Here, Plaintiff alleges that Defendant, as a trustee, was a fiduciary of the Plan as defined at 29 U.S.C. § 1002(21) and violated these statutory obligations by causing the Plan to transfer assets to a corporate entity that Defendant was the sole owner of. See Compl. ¶¶ 8-9, 22-23, 26-28. The transfer of Plan assets to Defendant's corporate account was “not to pay benefits or to pay expenses of the Plan and was not in the sole interest of the participants and beneficiaries” and rather “inured to [Defendant's] benefit.” ECF No. 20 at 5. Such conduct constitutes a breach of the fiduciary duty of loyalty under § 1104(a)(1)(A) as well as the fiduciary duty of prudence under § 1104(a)(1)(B) and Defendant is personally liable to the Plan under 29 U.S.C. § 1109 for these losses.

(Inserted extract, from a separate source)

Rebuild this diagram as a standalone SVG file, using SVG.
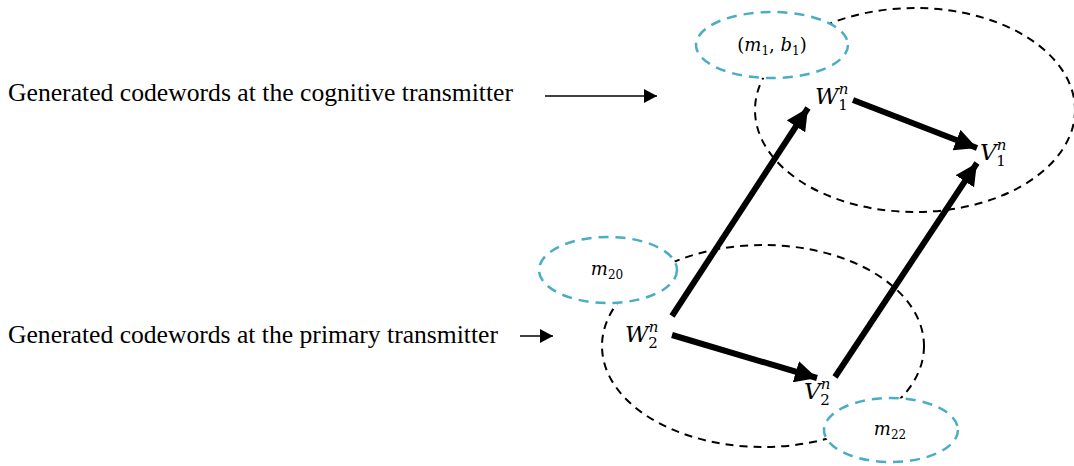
<svg xmlns="http://www.w3.org/2000/svg" width="1074" height="466" viewBox="0 0 1074 466">
<style>
.big{fill:none;stroke:#000;stroke-width:2;stroke-dasharray:8,6}
.cy{fill:#fff;stroke:#4bacc6;stroke-width:2.5;stroke-dasharray:10,7}
.lbl{font-family:"Liberation Serif",serif;font-size:25px;fill:#000}
.m{font-family:"DejaVu Serif","Liberation Serif",serif;font-style:italic;fill:#000}
.thick{stroke:#000;stroke-width:6;fill:none}
.thin{stroke:#000;stroke-width:1.5;fill:none}
</style>
<defs>
<marker id="ah" markerUnits="userSpaceOnUse" markerWidth="24" markerHeight="22" refX="22" refY="11" orient="auto"><path d="M0,0 L22,11 L0,22 z" fill="#000"/></marker>
<marker id="as" markerUnits="userSpaceOnUse" markerWidth="14" markerHeight="14" refX="13" refY="7" orient="auto"><path d="M0,0 L13,7 L0,14 z" fill="#000"/></marker>
</defs>
<rect width="1074" height="466" fill="#fff"/>
<g id="groups">
<ellipse class="big" cx="915" cy="110" rx="160" ry="102"/>
<ellipse class="big" cx="763" cy="346" rx="161" ry="101"/>
</g>
<g id="node-m1b1"><ellipse class="cy" cx="772" cy="45" rx="76" ry="33"/>
<text class="m" x="772" y="51" text-anchor="middle" font-size="18"><tspan font-style="normal">(</tspan>m<tspan font-size="12" dy="4" font-style="normal">1</tspan><tspan dy="-4" font-style="normal">, </tspan>b<tspan font-size="12" dy="4" font-style="normal">1</tspan><tspan dy="-4" font-style="normal">)</tspan></text></g>
<g id="node-m20"><ellipse class="cy" cx="608" cy="270" rx="69" ry="33"/>
<text class="m" x="607" y="275" text-anchor="middle" font-size="18">m<tspan font-size="12" dy="4" font-style="normal">20</tspan></text></g>
<g id="node-m22"><ellipse class="cy" cx="891" cy="430" rx="67" ry="32"/>
<text class="m" x="890" y="435" text-anchor="middle" font-size="18">m<tspan font-size="12" dy="4" font-style="normal">22</tspan></text></g>
<g id="node-W1"><text class="m" x="815" y="104" font-size="23">W<tspan font-size="15" dy="-10">n</tspan><tspan font-size="15" dx="-10" dy="16" font-style="normal">1</tspan></text></g>
<g id="node-V1"><text class="m" x="980" y="160" font-size="23">V<tspan font-size="15" dy="-10">n</tspan><tspan font-size="15" dx="-10" dy="16" font-style="normal">1</tspan></text></g>
<g id="node-W2"><text class="m" x="625" y="342" font-size="23">W<tspan font-size="15" dy="-10">n</tspan><tspan font-size="15" dx="-10" dy="16" font-style="normal">2</tspan></text></g>
<g id="node-V2"><text class="m" x="804" y="399" font-size="23">V<tspan font-size="15" dy="-10">n</tspan><tspan font-size="15" dx="-10" dy="16" font-style="normal">2</tspan></text></g>
<g id="label-cog"><text class="lbl" x="8" y="101" textLength="505" lengthAdjust="spacingAndGlyphs">Generated codewords at the cognitive transmitter</text></g>
<g id="label-pri"><text class="lbl" x="8" y="343" textLength="490" lengthAdjust="spacingAndGlyphs">Generated codewords at the primary transmitter</text></g>
<g id="connectors">
<line class="thin" x1="545" y1="96" x2="657" y2="96" marker-end="url(#as)"/>
<line class="thin" x1="520" y1="336" x2="553" y2="336" marker-end="url(#as)"/>
<line class="thick" x1="672" y1="316" x2="808" y2="108" marker-end="url(#ah)"/>
<line class="thick" x1="853" y1="100" x2="977" y2="148" marker-end="url(#ah)"/>
<line class="thick" x1="672" y1="335" x2="817" y2="378" marker-end="url(#ah)"/>
<line class="thick" x1="835" y1="377" x2="977" y2="163" marker-end="url(#ah)"/>
</g>
</svg>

II. Prohibited Transactions
29 U.S.C. §§ 1106(a)(1)(B) and (D) bar plan fiduciaries from engaging in transactions that constitute a direct or indirect lending of money or extension of credit or transfer between or to the plan and a party in interest except as provided in 29 U.S.C. § 1108. Avocado, as the Plan administrator and employer was a “party in interest” as defined under 29 U.S.C. § 1002(14) et seq. Compl. at ¶¶ 34-35. 29 U.S.C. § 1106(b)(1) bars a fiduciary from “deal[ing] with the assets of the plan in his own interest or for his own account” except as provided in 29 U.S.C. § 1108.
Here, Defendant's transfer of Plan assets to Avocado, a party in interest, without a qualifying § 1108 exception violated 29 U.S.C. §§ 1106(a)(1)(B) and (D). Additionally, Defendant's transfer of Plan assets to a corporate entity in which he is sole owner constituted a transfer “in his own interest” under 29 U.S.C. § 1106(b)(1) with no qualifying § 1108 exception. Defendant is personally liable to the Plan under 29 U.S.C. § 1109 for these losses.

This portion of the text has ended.